Enhancing the Prediction Accuracy of Transient Turbulent Pressurized Pipe Flow Responses: A Comprehensive Q2D Model Incorporating Additional Local Instantaneous Accelerations

Abstract

This paper investigated transient events for unsteady pressurized pipe flow, particularly during water hammer events, to compare the efficiency of the one-dimensional (1D) modified Brunone’s model called the modified instantaneous acceleration-based (MIAB) method and the quasi-two-dimensional (Q2D) method which can even incorporate the time-varying eddy viscosity. Although both dynamic hypotheses can lead to high accuracy in tracing the measurements, instantaneous acceleration-based (IAB) models, which attribute flow damping to instantaneous temporal and convective accelerations at the wavefront, cannot precisely predict the sharp-shaped peaks. Conversely, the Q2D method slightly overpredicts the long-term observations, hypothesizing that the viscous local shear stress is responsible for turbulent kinetic energy dissipation.
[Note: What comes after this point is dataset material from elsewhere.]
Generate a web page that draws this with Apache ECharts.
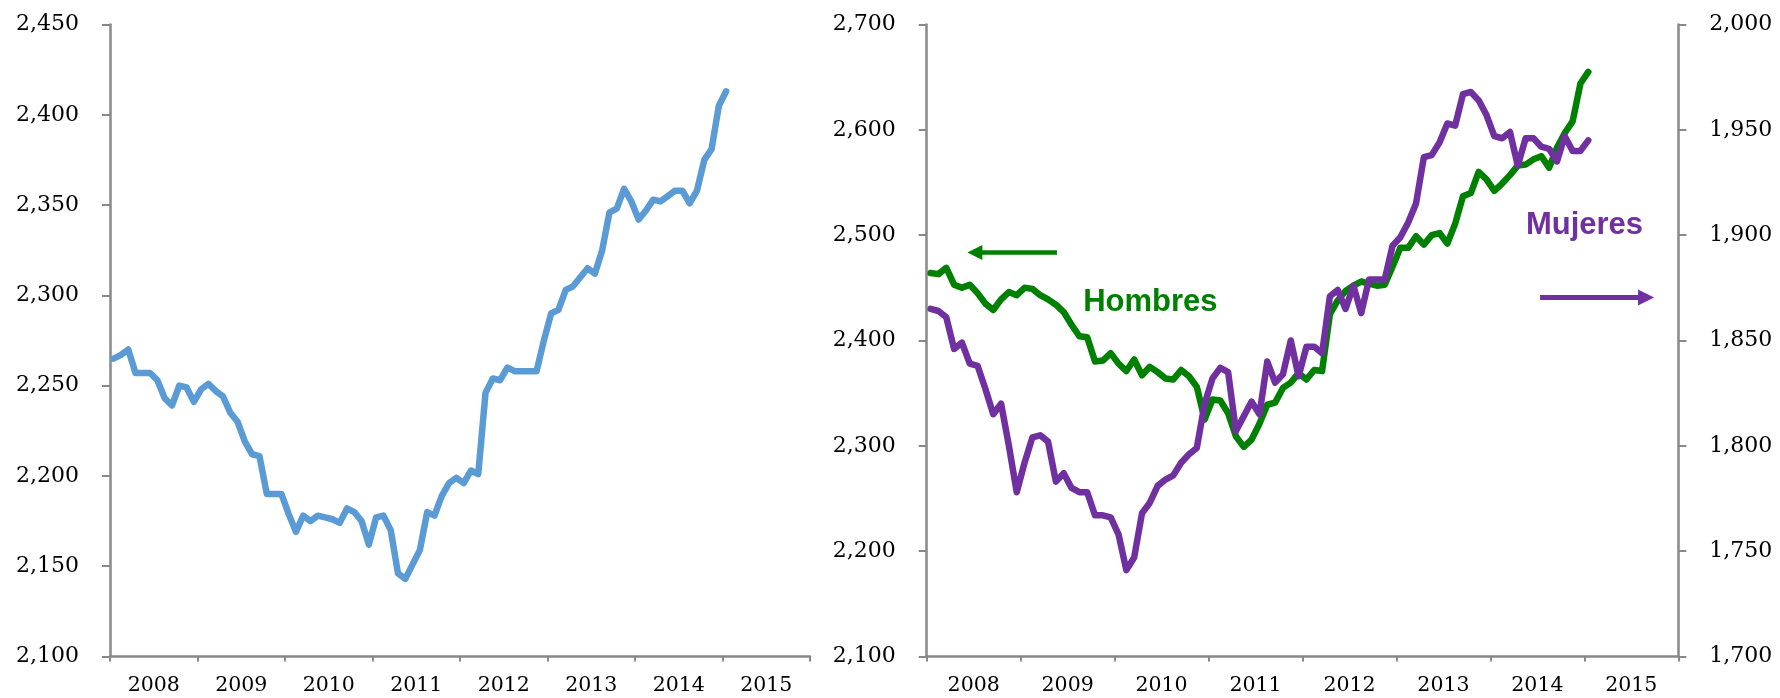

This research presents a two-dimensional (2D) approximation (neither 1D nor hybrid) by incorporating a modified time-varying turbulence model to consider the total energy dissipation across the pipe area precisely. It simultaneously emphasizes the need for a more robust simulated damping and exact phase shape estimation, such that an additional local shear stress or force produced by assumed local temporal and convective additional accelerations or forces is combined with the local shear friction resulting from the kinematic viscosity. When two decay coefficients were calibrated against the experimental data using a two-stage genetic algorithm optimization, the model significantly improved the fitness function compared with the former models.